Economic activity remains weak in Europe.  Business sentiment remains soft and the labour market continues to weaken: Europe’s unemployment rate reached 11.8% in November.  Latest PMI data suggests that while the recession isn’t getting any deeper, but neither does there appear to be any chance of imminent recovery.  We think the earliest we will see a return to growth in Europe is late this year.  The ECB left interest rate unchanged last week.  I’m ok with that; any cut to interest rates now would be largely symbolic, rather than having any meaningful impact on economic activity.  Perhaps the biggest news of the last few weeks in Europe was, once again, politics with an election likely in Italy In February.  Mario Monti, the caretaker Prime Minister, will stand again.  That’s encouraging.

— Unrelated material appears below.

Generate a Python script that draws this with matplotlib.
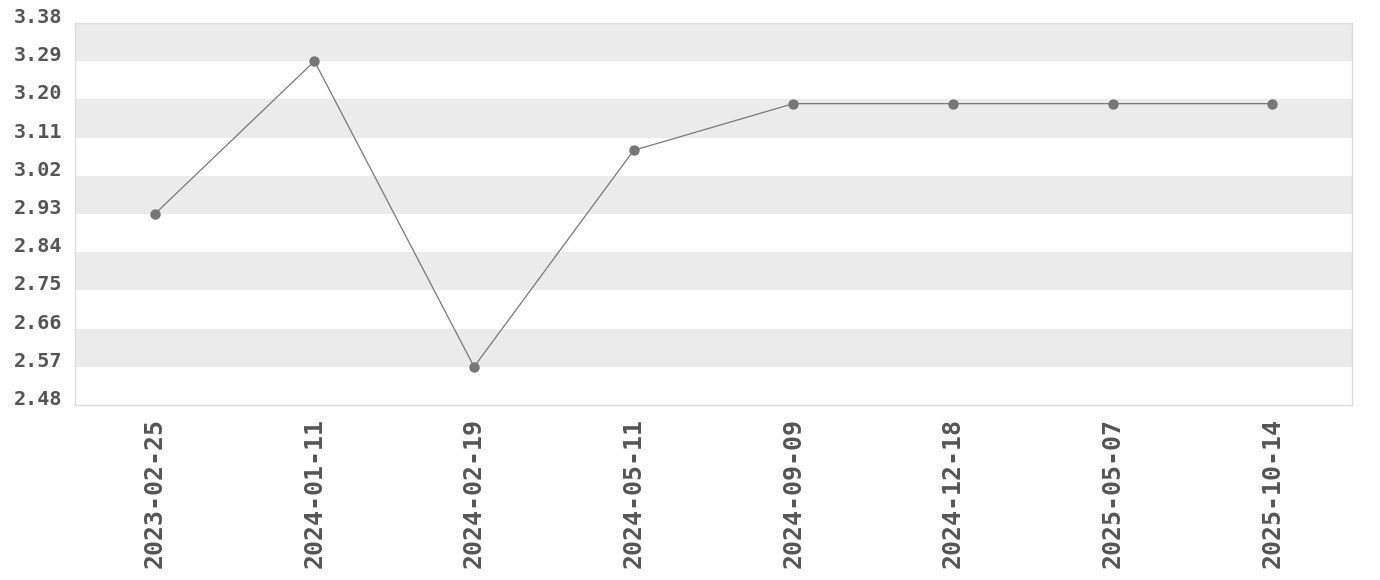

In Japan activity data remains weak and prices continue to fall.  That supports Prime Minister Abe’s call for more aggressive monetary policy action.  While in the past I have questioned the merits of quantitative easing for the purposes of influencing real activity in the economy, it is more effective with respect to combating deflation.   QE could and should have been used more aggressively in Japan.  Raising the Bank of Japan’s (recently introduced) inflation target from 1% to 2% would also help lift inflation expectations, but needs to be followed up with aggressive monetary policy action.  Last week the new Government announced a new fiscal stimulus package which should help see Japan out of the current recession later this year.

In China recent data has supported our view that GDP growth recovered into the end of 2012 but also that the recovery will likely remain modest overall.  Export growth was strong in December, although the data can be volatile.  Money supply and loans data is trending gradually higher.  We continue to expect a stronger recovery in industrial production as the inventory cycle turns.

Inflation in China nudged higher in December on the back of a weather-induced increase in food prices, but underlying inflation pressures appear well-contained.  Nevertheless, as inflation edges higher over the period ahead, authorities will remain constrained to monetary policy fine-tuning rather than anything more aggressive.  I will have more to say on China on Friday after the release of Q4 2012 GDP data.  We expect annual growth of 7.8%.